The president of Community College of Philadelphia, Donald “Guy” Generals, who took office in July 2014, said that CCP needs to make “significant change” and that the change relies, at least in part, on better relations between administrators and the union representing college faculty. All of Philadelphia has a stake in their success.
38% The share of the college’s revenue that came from the state and local governments in fiscal year 2014, down from 50% a decade earlier.
As taxpayer support has fallen, tuition and fees at the Community College of Philadelphia have risen by an average of 5 percent per year and were higher than the tuition and fees at eight other community colleges in the Philadelphia region.
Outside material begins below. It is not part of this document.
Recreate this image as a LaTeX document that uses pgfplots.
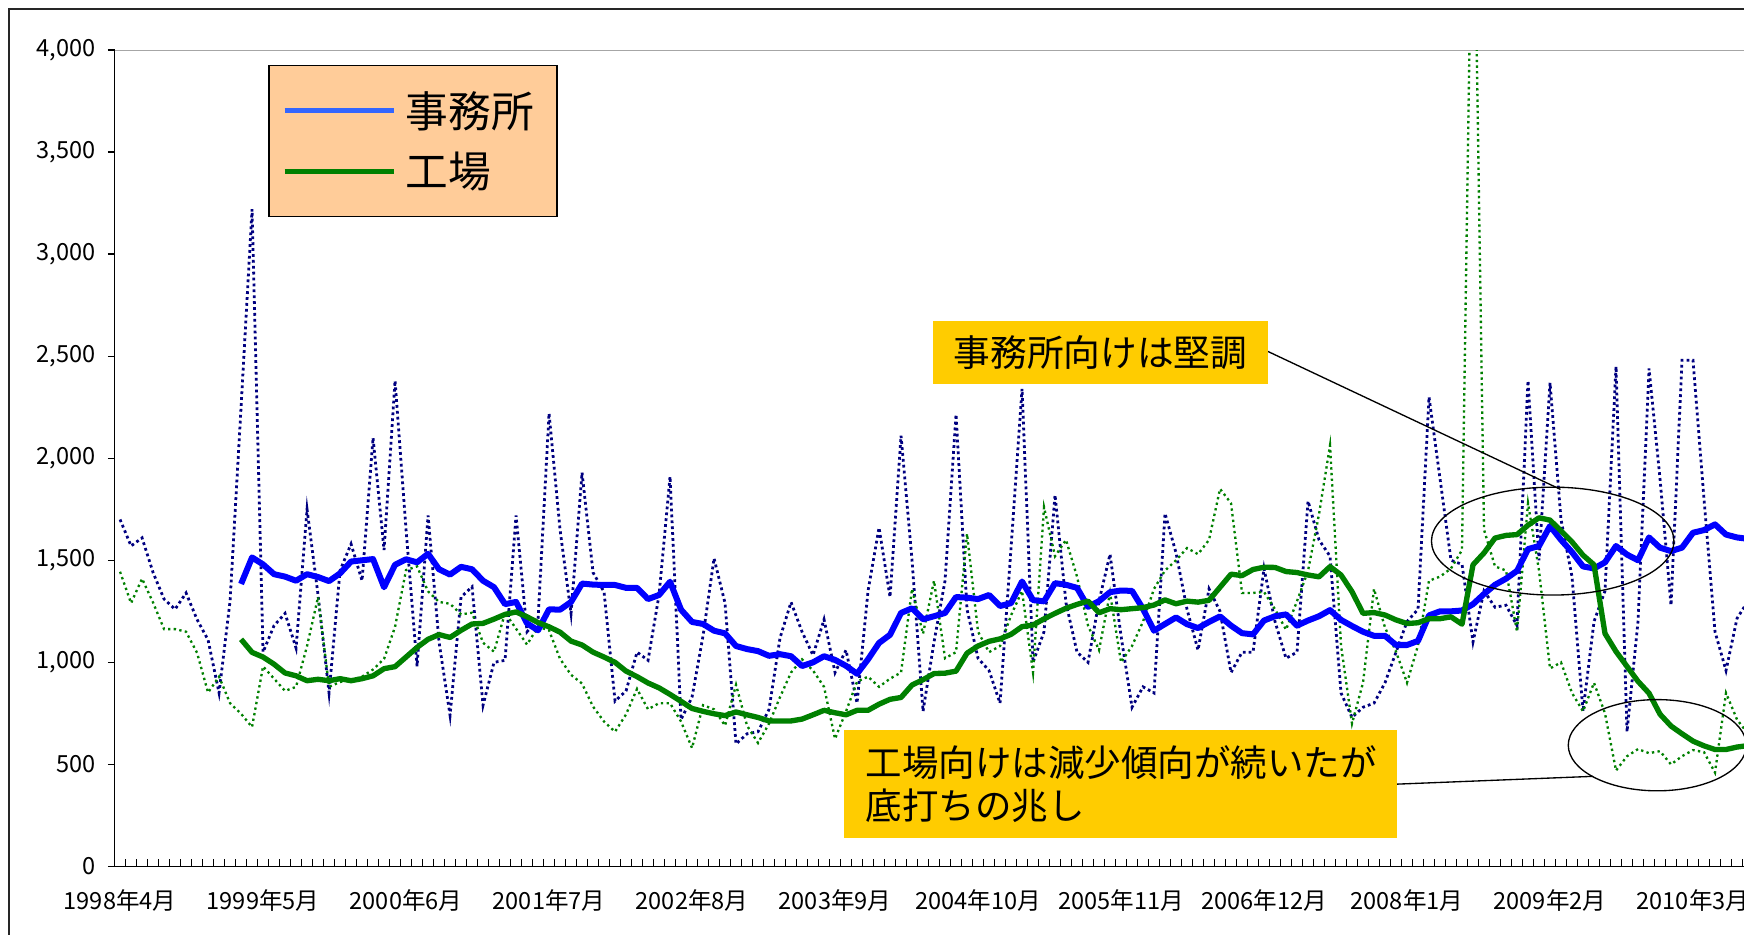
\documentclass[border=0pt]{standalone}
\usepackage{fontspec}
\setmainfont{Noto Sans CJK JP}
\usepackage{pgfplots}
\usepackage{pgfplotstable}
\pgfplotsset{compat=1.18}
\definecolor{navyd}{RGB}{0,0,128}
\definecolor{grn}{RGB}{0,128,0}
\definecolor{blu}{RGB}{0,0,255}
\definecolor{legblue}{RGB}{51,102,255}
\definecolor{peach}{RGB}{255,204,153}
\definecolor{gold}{RGB}{255,204,0}

% 事務所 monthly (index 0 = 1998年4月)
\pgfplotstableread{
i v
0 1700
1 1570
2 1610
3 1440
4 1310
5 1260
6 1340
7 1210
8 1110
9 850
10 1300
11 2250
12 3220
13 1050
14 1180
15 1240
16 1070
17 1750
18 1330
19 850
20 1450
21 1580
22 1400
23 2100
24 1550
25 2380
26 1650
27 980
28 1720
29 1100
30 740
31 1320
32 1370
33 790
34 1000
35 1010
36 1720
37 1150
38 1210
39 2220
40 1650
41 1240
42 1930
43 1440
44 1345
45 810
46 860
47 1050
48 1010
49 1330
50 1910
51 720
52 830
53 1130
54 1510
55 1290
56 600
57 650
58 660
59 770
60 1120
61 1295
62 1150
63 1035
64 1210
65 950
66 1060
67 800
68 1350
69 1660
70 1320
71 2110
72 1500
73 760
74 1100
75 1400
76 2215
77 1260
78 1020
79 960
80 800
81 1560
82 2340
83 1000
84 1150
85 1820
86 1290
87 1050
88 1000
89 1300
90 1530
91 1130
92 780
93 880
94 850
95 1730
96 1536
97 1260
98 1060
99 1360
100 1250
101 950
102 1050
103 1050
104 1460
105 1200
106 1020
107 1050
108 1790
109 1600
110 1520
111 850
112 730
113 780
114 800
115 900
116 1050
117 1200
118 1260
119 2300
120 1900
121 1500
122 1480
123 1100
124 1350
125 1270
126 1280
127 1180
128 2380
129 1500
130 2370
131 1700
132 1420
133 760
134 1200
135 1350
136 2450
137 660
138 1200
139 2440
140 1900
141 1280
142 2480
143 2480
144 1800
145 1150
146 960
147 1215
148 1300
}\officemon

% 工場 monthly
\pgfplotstableread{
i v
0 1444
1 1290
2 1410
3 1293
4 1163
5 1163
6 1150
7 1047
8 852
9 930
10 800
11 748
12 683
13 980
14 920
15 860
16 880
17 1080
18 1320
19 880
20 904
21 913
22 930
23 965
24 1017
25 1174
26 1452
27 1470
28 1348
29 1296
30 1287
31 1235
32 1243
33 1096
34 1052
35 1243
36 1165
37 1087
38 1174
39 1157
40 1017
41 939
42 896
43 783
44 710
45 660
46 745
47 870
48 770
49 800
50 800
51 710
52 580
53 790
54 770
55 690
56 890
57 690
58 605
59 700
60 830
61 950
62 1015
63 960
64 880
65 625
66 760
67 905
68 930
69 880
70 920
71 950
72 1360
73 1140
74 1400
75 1020
76 1050
77 1630
78 1150
79 1050
80 1080
81 1230
82 1350
83 950
84 1760
85 1520
86 1600
87 1420
88 1180
89 1060
90 1340
91 1000
92 1080
93 1200
94 1360
95 1450
96 1500
97 1560
98 1530
99 1600
100 1850
101 1780
102 1340
103 1340
104 1345
105 1260
106 1160
107 1300
108 1448
109 1726
110 2063
111 1083
112 700
113 900
114 1360
115 1170
116 1053
117 900
118 1083
119 1400
120 1420
121 1460
122 1550
123 5200
124 1650
125 1470
126 1450
127 1150
128 1780
129 1450
130 970
131 1000
132 850
133 760
134 900
135 750
136 470
137 540
138 575
139 555
140 565
141 500
142 540
143 570
144 560
145 460
146 850
147 720
148 650
}\factorymon

% 事務所 12-month average
\pgfplotstableread{
i v
11 1384
12 1514
13 1480
14 1432
15 1420
16 1400
17 1432
18 1418
19 1398
20 1436
21 1494
22 1500
23 1506
24 1368
25 1478
26 1505
27 1490
28 1532
29 1456
30 1430
31 1468
32 1456
33 1400
34 1368
35 1285
36 1296
37 1191
38 1157
39 1260
40 1258
41 1296
42 1386
43 1381
44 1379
45 1379
46 1365
47 1365
48 1310
49 1330
50 1395
51 1258
52 1198
53 1188
54 1155
55 1142
56 1080
57 1065
58 1055
59 1032
60 1040
61 1030
62 982
63 1000
64 1030
65 1012
66 983
67 944
68 1015
69 1095
70 1135
71 1242
72 1265
73 1211
74 1226
75 1242
76 1320
77 1317
78 1310
79 1330
80 1276
81 1290
82 1396
83 1305
84 1299
85 1388
86 1380
87 1365
88 1272
89 1300
90 1344
91 1352
92 1350
93 1262
94 1155
95 1188
96 1220
97 1187
98 1168
99 1198
100 1225
101 1180
102 1143
103 1137
104 1205
105 1226
106 1235
107 1180
108 1205
109 1226
110 1256
111 1208
112 1178
113 1150
114 1130
115 1130
116 1085
117 1085
118 1105
119 1230
120 1250
121 1250
122 1254
123 1285
124 1335
125 1380
126 1410
127 1448
128 1555
129 1570
130 1668
131 1600
132 1540
133 1470
134 1460
135 1490
136 1570
137 1528
138 1500
139 1612
140 1562
141 1545
142 1562
143 1635
144 1648
145 1676
146 1626
147 1612
148 1605
}\officema

% 工場 12-month average
\pgfplotstableread{
i v
11 1113
12 1049
13 1026
14 991
15 948
16 934
17 910
18 917
19 910
20 920
21 910
22 920
23 934
24 969
25 979
26 1026
27 1073
28 1113
29 1136
30 1122
31 1157
32 1188
33 1191
34 1212
35 1235
36 1247
37 1223
38 1195
39 1174
40 1148
41 1104
42 1085
43 1050
44 1026
45 1000
46 957
47 930
48 899
49 875
50 843
51 809
52 774
53 760
54 748
55 739
56 757
57 743
58 730
59 713
60 713
61 713
62 722
63 743
64 765
65 753
66 743
67 765
68 765
69 795
70 819
71 828
72 889
73 915
74 945
75 947
76 957
77 1045
78 1080
79 1103
80 1115
81 1137
82 1175
83 1183
84 1213
85 1240
86 1265
87 1284
88 1300
89 1243
90 1263
91 1258
92 1263
93 1268
94 1281
95 1306
96 1287
97 1300
98 1295
99 1304
100 1368
101 1432
102 1425
103 1455
104 1466
105 1465
106 1445
107 1440
108 1428
109 1419
110 1469
111 1428
112 1346
113 1240
114 1244
115 1232
116 1208
117 1190
118 1194
119 1214
120 1214
121 1223
122 1187
123 1478
124 1536
125 1609
126 1622
127 1626
128 1672
129 1708
130 1697
131 1644
132 1590
133 1525
134 1478
135 1141
136 1053
137 980
138 907
139 849
140 746
141 688
142 650
143 614
144 591
145 573
146 573
147 585
148 592
}\factoryma

\begin{document}
\begin{tikzpicture}
\useasboundingbox (0pt,0pt) rectangle (784pt,-420pt);
\begin{scope}
\clip (0pt,0pt) rectangle (784pt,-420pt);
% outer chart frame
\draw[line width=0.8pt, black!85] (4pt,-800pt) -- (4pt,-4pt) -- (900pt,-4pt);
\begin{axis}[
  at={(51.5pt,-389.5pt)}, anchor=south west,
  scale only axis,
  width=751.6pt, height=367pt,
  xmin=-0.5, xmax=151.5,
  ymin=0, ymax=4000,
  axis x line*=bottom, axis y line*=left,
  axis line style={-, line width=0.8pt, black},
  xtick={0,13,...,143},
  xticklabels={1998年4月,1999年5月,2000年6月,2001年7月,2002年8月,2003年9月,2004年10月,2005年11月,2006年12月,2008年1月,2009年2月,2010年3月},
  minor xtick={-0.5,0.5,...,151.5},
  ytick={0,500,...,4000},
  tick align=inside,
  major x tick style={draw=none},
  minor tick length=3.5pt,
  major tick length=3pt,
  major y tick style={xshift=-3pt, black, line width=0.6pt},
  minor x tick style={black, line width=0.6pt},
  xtick pos=bottom, ytick pos=left,
  /pgf/number format/assume math mode=true,
  yticklabel style={/pgf/number format/1000 sep={,}, font=\fontsize{10.6}{12}\selectfont, xshift=-5pt},
  xticklabel style={font=\fontsize{10.6}{12}\selectfont, yshift=-7pt},
  legend style={at={(0.0918,0.9823)}, anchor=north west, fill=peach, draw=black, line width=0.8pt,
     font=\fontsize{19.2}{22}\selectfont, inner xsep=6pt, inner ysep=6.8pt, row sep=0pt,
     nodes={inner xsep=4.3pt, inner ysep=4.8pt}},
  legend cell align=left,
  legend image code/.code={\draw[#1] (0pt,0pt) -- (49pt,0pt);},
]
\draw[gray!70, line width=0.8pt] (axis cs:-0.5,4000) -- (axis cs:151.5,4000);
\addplot[navyd, line width=1.25pt, dash pattern=on 1.25pt off 1.4pt, forget plot] table[x=i,y=v] {\officemon};
\addplot[grn, line width=1.05pt, dash pattern=on 1.05pt off 1.5pt, forget plot] table[x=i,y=v] {\factorymon};
\addplot[blu, line width=2.7pt, line join=round, forget plot] table[x=i,y=v] {\officema};
\addplot[grn, line width=2.4pt, line join=round, forget plot] table[x=i,y=v] {\factoryma};
\addlegendimage{legblue, line width=2.2pt}
\addlegendentry{事務所}
\addlegendimage{grn, line width=2.2pt}
\addlegendentry{工場}
\end{axis}
\begin{scope}[x=0.5pt, y=-0.5pt]
  \draw[line width=0.6pt] (1140,316) -- (1403,440);
  \draw[line width=0.6pt] (1256,705) -- (1432,698);
  \draw[line width=0.6pt] (1396,486.5) ellipse [x radius=54.5pt, y radius=24.25pt];
  \draw[line width=0.6pt] (1490,670) ellipse [x radius=40pt, y radius=20.5pt];
  \node[fill=gold, anchor=north west, minimum width=151pt, minimum height=28.5pt, inner sep=0pt,
        font=\fontsize{16.5}{20}\selectfont] at (838,288) {事務所向けは堅調};
  \node[fill=gold, anchor=north west, minimum height=48.5pt, inner xsep=10pt, inner ysep=4pt,
        text width=229pt, align=left, font=\fontsize{16.4}{19}\selectfont] at (758,656)
        {工場向けは減少傾向が続いたが\\底打ちの兆し};
\end{scope}
\end{scope}
\end{tikzpicture}
\end{document}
For the 2015-16 school year, CCP plans to offer full scholarships to more students and hopes to freeze tuition for the rest.
70% The approximate share of incoming students who must take remedial courses at CCP, a percentage not uncommon at comparable schools.
CCP students are more likely to finish their remedial coursework than are their counterparts at other institutions, although students taking remedial classes at CCP are less likely to graduate than are their better-prepared classmates.
17.5% The percentage of degree-seeking students at CCP who earn a degree within six years, below the average at comparable colleges.
The odds of graduating from CCP have shown some improvement recently, with four-year completion rates rising from 9.2 percent in 2011 to 10.4 percent in 2013. The average at comparable colleges stayed around 9.5 percent.
1% The proportion of all statewide manufacturing sector trainees enrolled at CCP in fiscal 2013, one of the lowest among participating schools.
Acknowledging that it needs to strengthen its workforce development programs, the college has announced several initiatives, including a collaboration with a city high school to provide technical training, and the creation of more senior staff positions to focus on workforce and economic innovation.